How was the ortholog database in EcoOmicsDB created?

jess.ewald · July 20, 2022, 6:25pm

EcoOmicsDB was created to expose the details of the protein ortholog databases used by the Seq2Fun algorithm. To create a comprehensive ortholog database, all protein-coding genes (n = 13,057,389) from 687 organisms which cover all major phylums of eukaryotes were downloaded from KEGG using KEGGREST (version 1.34.0). Protein FASTA files for each species were submitted to OrthoFinder (version 2.5.4) for classification of genes into ortholog groups. OrthoFinder (parameters: t = 56, a = 25) was run on a server with 56 threads and 504 GB’s RAM and it took about ~10 days to finish ortholog grouping for all the organisms.

Since OrthoFinders tries to find groups of sequences with a common ancestor, there is no restriction on ortholog size and some groups are too large to be useful for RNA-seq quantification. To solve this, each of the top 10, 000 orthologs was split using the following steps:

Sequences analyzed to create a phylogenetic tree using FastTree
Phylogenetic tree converted to cophenetic distance matrix
K-means clustering used to split sequences into optimal “k” groups. “k” defined as (# sequences/# species)*2.
New ortholog groups defined by each group from k-means clustering.

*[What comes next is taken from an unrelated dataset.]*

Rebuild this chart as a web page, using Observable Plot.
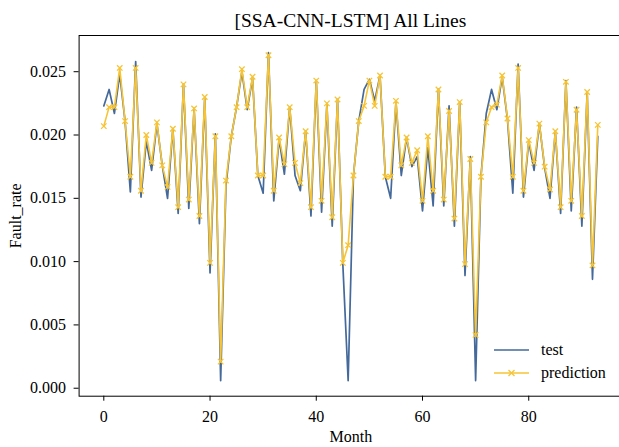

Information from each sequence was collapsed to generate a single symbol, description, KEGG pathway, and GO term annotation for each ortholog group. Phylogenetic groups of organisms were retrieved from KEGGREST to create sub-group databases, which is based on the NCBI taxonomy system. All of this information can be queried and retrieved using EcoOmicsDB.

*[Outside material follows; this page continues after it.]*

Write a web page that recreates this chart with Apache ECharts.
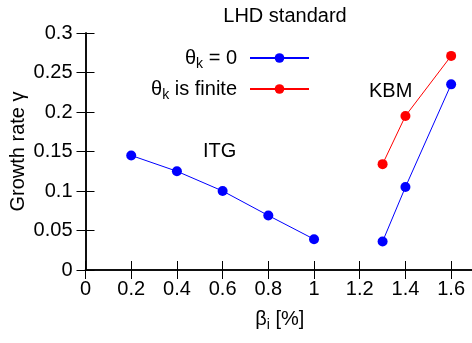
<!DOCTYPE html>
<html>
<head>
<meta charset="utf-8">
<script src="https://cdn.jsdelivr.net/npm/echarts@6/dist/echarts.min.js"></script>
<style>
html,body{margin:0;padding:0;background:#fff;}
#c{width:472px;height:343px;}
</style>
</head>
<body>
<div id="c"></div>
<script>
const titleText = 'LHD standard';
const xTicks = [0, 0.2, 0.4, 0.6, 0.8, 1, 1.2, 1.4, 1.6];
const yTicks = [0, 0.05, 0.1, 0.15, 0.2, 0.25, 0.3];
const betaITG = [0.2, 0.4, 0.6, 0.8, 1.0];
const gammaITG = [0.145, 0.125, 0.1, 0.069, 0.039];
const betaKBM = [1.3, 1.4, 1.6];
const gammaKBMzero = [0.036, 0.105, 0.235];
const gammaKBMfinite = [0.134, 0.195, 0.271];
const seriesNames = ['θk = 0', 'θk is finite'];
const legendRich = ['{a|θ}{s|k}{a| = 0}', '{a|θ}{s|k}{a| is finite}'];

const FONT = "'Liberation Sans', Arial, sans-serif";
const pairs = (xs, ys) => xs.map((x, i) => [x, ys[i]]);

const chart = echarts.init(document.getElementById('c'), null, {renderer: 'canvas'});

const axisCommon = {
  type: 'value',
  axisLine: {show: true, lineStyle: {color: '#000', width: 1.5}},
  axisTick: {show: true, inside: true, length: 9, lineStyle: {color: '#000', width: 1}},
  splitLine: {show: false}
};

const option = {
  animation: false,
  backgroundColor: '#fff',
  textStyle: {fontFamily: FONT},
  title: {
    text: titleText, left: 280, top: 1, textAlign: 'center',
    textStyle: {fontFamily: FONT, fontSize: 20, fontWeight: 'normal', color: '#000'}
  },
  grid: {left: 85.5, top: 33, width: 388.5, height: 237, containLabel: false, outerBoundsMode: 'none'},
  legend: {
    orient: 'vertical', left: 137, top: 45, padding: 0,
    itemWidth: 59, itemHeight: 12, itemGap: 5, align: 'right',
    data: seriesNames,
    formatter: name => legendRich[seriesNames.indexOf(name)],
    textStyle: {
      width: 100, padding: [0, 8, 0, 0], lineHeight: 24,
      rich: {
        a: {fontSize: 20, fontFamily: FONT, color: '#000', align: 'right', lineHeight: 24},
        s: {fontSize: 14, fontFamily: FONT, color: '#000', align: 'right', lineHeight: 24, padding: [12, 0, 0, 0]}
      }
    }
  },
  xAxis: [
    Object.assign({}, axisCommon, {
      position: 'bottom', min: 0, max: 1.7, interval: 0.2,
      axisLabel: {
        show: true, showMaxLabel: false, margin: 9, fontSize: 20, fontFamily: FONT, color: '#000',
        formatter: v => (xTicks.some(t => Math.abs(t - v) < 1e-9) ? String(+v.toFixed(2)) : '')
      },
      name: 'β{s|i} [%]', nameLocation: 'middle', nameGap: 36, nameMoveOverlap: false,
      nameTextStyle: {
        fontSize: 20, fontFamily: FONT, color: '#000',
        rich: {s: {fontSize: 14, fontFamily: FONT, color: '#000', padding: [12, 0, 0, 0]}}
      }
    }),
    Object.assign({}, axisCommon, {
      position: 'top', min: 0, max: 1.7, interval: 0.2,
      axisLabel: {show: false}
    })
  ],
  yAxis: [
    Object.assign({}, axisCommon, {
      position: 'left', min: 0, max: 0.3, interval: 0.05,
      axisLabel: {
        show: true, margin: 13, fontSize: 20, fontFamily: FONT, color: '#000',
        formatter: v => String(+v.toFixed(2))
      },
      name: 'Growth rate γ', nameLocation: 'middle', nameGap: 57, nameRotate: 90, nameMoveOverlap: false,
      nameTextStyle: {fontSize: 20, fontFamily: FONT, color: '#000'}
    }),
    Object.assign({}, axisCommon, {
      position: 'right', min: 0, max: 0.3, interval: 0.05,
      axisLabel: {show: false}
    })
  ],
  series: [
    {
      name: seriesNames[0], type: 'line', xAxisIndex: 0, yAxisIndex: 0,
      data: pairs(betaITG, gammaITG),
      symbol: 'circle', symbolSize: 10,
      lineStyle: {color: '#0000ff', width: 1}, itemStyle: {color: '#0000ff'}
    },
    {
      name: seriesNames[0], type: 'line', xAxisIndex: 0, yAxisIndex: 0,
      data: pairs(betaKBM, gammaKBMzero),
      symbol: 'circle', symbolSize: 10,
      lineStyle: {color: '#0000ff', width: 1}, itemStyle: {color: '#0000ff'}
    },
    {
      name: seriesNames[1], type: 'line', xAxisIndex: 0, yAxisIndex: 0,
      data: pairs(betaKBM, gammaKBMfinite),
      symbol: 'circle', symbolSize: 10,
      lineStyle: {color: '#ff0000', width: 1}, itemStyle: {color: '#ff0000'}
    }
  ],
  graphic: [
    {type: 'text', left: 203, top: 141, style: {text: 'ITG', fontSize: 20, fontFamily: FONT, fill: '#000'}},
    {type: 'text', left: 369, top: 81, style: {text: 'KBM', fontSize: 20, fontFamily: FONT, fill: '#000'}}
  ]
};
chart.setOption(option);
</script>
</body>
</html>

padimitriu · July 13, 2023, 10:59pm

Thank you for this great tool. The explanation above, as that of the ExpressAnalyst paper, protein-coding genes were retrieved from KEGG using KEGGREST. Could you explain how you solved the fact that keggGet() (assuming you used that function) can only return 10 results per request?

Many thanks,
Pedro.

jess.ewald · July 21, 2023, 6:06pm

The person who did this has moved on to another position and is not monitoring these posts. I’m not sure if that’s the function he used. In the past, we have sometimes used a script to repetitively call functions until all results were retrieved, and then compiled everything.